そして先日、アルバイトが決まり、その給料の振込口座を開設するために銀行に行くと、Aさん保有する銀行口座全てが凍結されており、新たに口座を解説できない旨を銀行員に告げられたのです。
銀行員からは、警察に相談するように言われましたが、2ヶ月前に口座を転売した件で警察に逮捕されるのではないかと不安なAさんは、まず刑事事件に強い弁護士に相談することにしました。
(フィクションです。
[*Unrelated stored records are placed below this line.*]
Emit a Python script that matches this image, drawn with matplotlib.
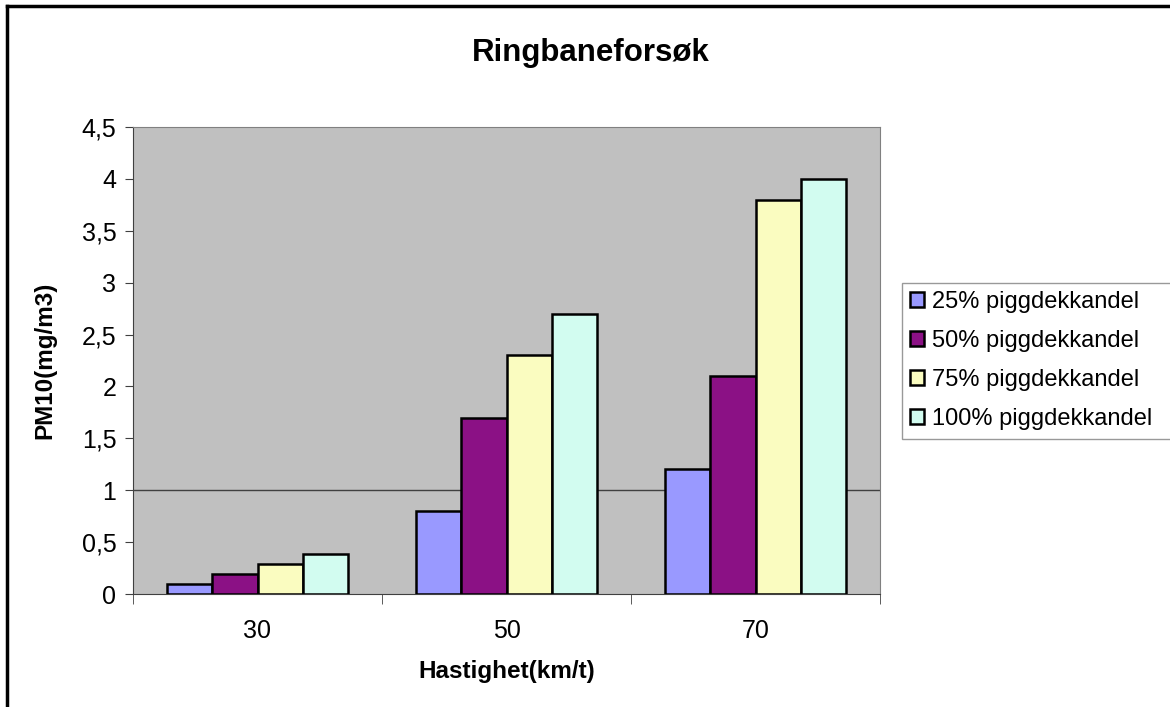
import numpy as np
import matplotlib.pyplot as plt
from matplotlib.lines import Line2D

plt.rcParams['font.family'] = ['Liberation Sans', 'DejaVu Sans']

# data
speeds = ["30", "50", "70"]
series_names = ["25% piggdekkandel", "50% piggdekkandel",
                "75% piggdekkandel", "100% piggdekkandel"]
pm_25 = [0.1, 0.8, 1.2]
pm_50 = [0.19, 1.7, 2.1]
pm_75 = [0.29, 2.3, 3.8]
pm_100 = [0.39, 2.7, 4.0]
yticks = [0, 0.5, 1, 1.5, 2, 2.5, 3, 3.5, 4, 4.5]
ytick_labels = ["0", "0,5", "1", "1,5", "2", "2,5", "3", "3,5", "4", "4,5"]

colors = ["#9999FF", "#8B1185", "#FAFCC0", "#D2FCF0"]
values = [pm_25, pm_50, pm_75, pm_100]

W, H = 1170, 707
fig = plt.figure(figsize=(W / 100, H / 100), dpi=100)
ax = fig.add_axes([133/W, 1 - 594/H, (880-133)/W, (594-127)/H])
ax.set_facecolor("#C0C0C0")

x = np.arange(len(speeds))
w = 1 / 5.5
for i, (vals, name, c) in enumerate(zip(values, series_names, colors)):
    ax.bar(x + (i - 1.5) * w, vals, w, color=c, edgecolor="black",
           linewidth=1.8, label=name, zorder=3)

ax.axhline(1, color="#404040", linewidth=1, zorder=2)

ax.set_xlim(-0.5, 2.5)
ax.set_ylim(0, 4.5)
ax.set_yticks(yticks)
ax.set_yticklabels(ytick_labels, fontsize=18)
ax.set_xticks(x)
ax.set_xticklabels(speeds, fontsize=18)
ax.tick_params(axis="x", length=0, pad=18)
ax.set_xticks([-0.5, 0.5, 1.5, 2.5], minor=True)
ax.tick_params(axis="x", which="minor", length=7, color="#404040")
ax.tick_params(axis="y", length=6, color="#404040", pad=6)

for s in ["top", "right"]:
    ax.spines[s].set_color("#808080")
for s in ["left", "bottom"]:
    ax.spines[s].set_color("#404040")

ax.set_xlabel("Hastighet(km/t)", fontsize=17.5, fontweight="bold", labelpad=12)
ax.set_ylabel("PM10(mg/m3)", fontsize=17.5, fontweight="bold", labelpad=18)
fig.text(591/W, 1 - 53/H, "Ringbaneforsøk",
         ha="center", va="center", fontsize=22.5, fontweight="bold")

leg = fig.legend(loc="upper left", mode="expand",
                 bbox_to_anchor=(902/W, 1 - 436/H, 290/W, 153/H),
                 fontsize=17, frameon=True, fancybox=False, handlelength=0.6,
                 handleheight=0.6, handletextpad=0.3, borderpad=0.35,
                 labelspacing=0.72, borderaxespad=0)
leg.get_frame().set_edgecolor("#808080")
leg.get_frame().set_linewidth(1)

# outer frame: only top and left edges are visible in the picture
fig.add_artist(Line2D([7/W, 7/W], [0, 1 - 6/H], transform=fig.transFigure,
                      color="black", linewidth=2.5))
fig.add_artist(Line2D([7/W, 1], [1 - 6/H, 1 - 6/H], transform=fig.transFigure,
                      color="black", linewidth=2.5))

fig.savefig("out.png", dpi=100)
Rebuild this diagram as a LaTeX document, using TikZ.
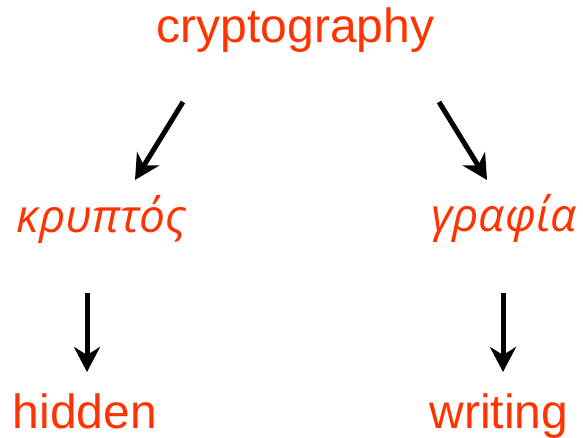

)
◇銀行口座の転売◇
銀行口座(預金通帳)を他人に売ったり、譲渡したりする行為は、以下のは罪に該当する場合があります。
転売(譲渡)目的で口座を開設した場合
最近は、銀行で口座を開設する時に、その銀行に対して口座の利用目的(公共料金の引き落とし口座、給料の振込口座等)を申告しなければなりません。
この目的を偽って銀行口座を開設した時は、銀行を騙して銀行口座を得たとして「詐欺罪」が成立する場合があります。
詐欺罪は、刑法第246条に当たる犯罪で、起訴されて有罪が確定すれば「10年以下の懲役」が科せられます。
既に開設している銀行口座を他人に譲渡した場合
数年前から、インターネットの掲示板やサイト、ダイレクトメールで「利用していない銀行口座を買取ります」「融資するので銀行口座を送ってください」といった内容を見かけるようになりました。
このようにして売られた銀行口座は、振り込め詐欺など何らかの犯罪に使用される可能性が非常に高いです。
長年取引のない銀行口座を、他人に譲渡した場合は「犯罪収益移転防止法に関わる法律違反」に抵触するおそれが非常に高いです。
この法律の第26条では「他人になりすまして銀行などの金融機関との間における預貯金契約に関わる役務の提供の受ける目的があることを知って、そのものに預貯金通帳などを譲り渡し、交付し、または提供したもの。また、通常の商取引または金融取引として行われるものであることその他の正当な理由がないのに、有償で預貯金通帳などを譲り渡し、交付し、または提供したものは、1年以下の懲役もしくは百万円以下の罰金もしくはこの両方を科す。」(犯罪収益移転防止法に関わる法律第26条を引用)と、有償、無償に関わらず、他人に自分名義の銀行口座を譲渡する事を禁止しています。
譲渡した銀行口座が、他の犯罪に使用される事を知って譲渡した場合
銀行口座が使用された犯罪の共犯として罰せられる可能性があります。
例えば、譲渡した銀行口座が、振り込め詐欺の犯罪に使用される事を知った上で、銀行口座を譲渡すれば、振り込め詐欺の共犯若しくは幇助犯となる場合があるのです。
数年前から振り込め詐欺等の特殊詐欺事件が多発しており、警察等の捜査当局が注意喚起していますが、その犯行手口は巧妙かつ複雑化し、被害は増加する一方です。
その様な背景から、警察等の捜査当局は金融機関と協力し、犯罪に使用された銀行口座の凍結や、過去に犯罪に使用された銀行口座の名義人については、新たに銀行口座を開設できなくするなどして、被害の予防に取り組んでいるので注意しなければなりません。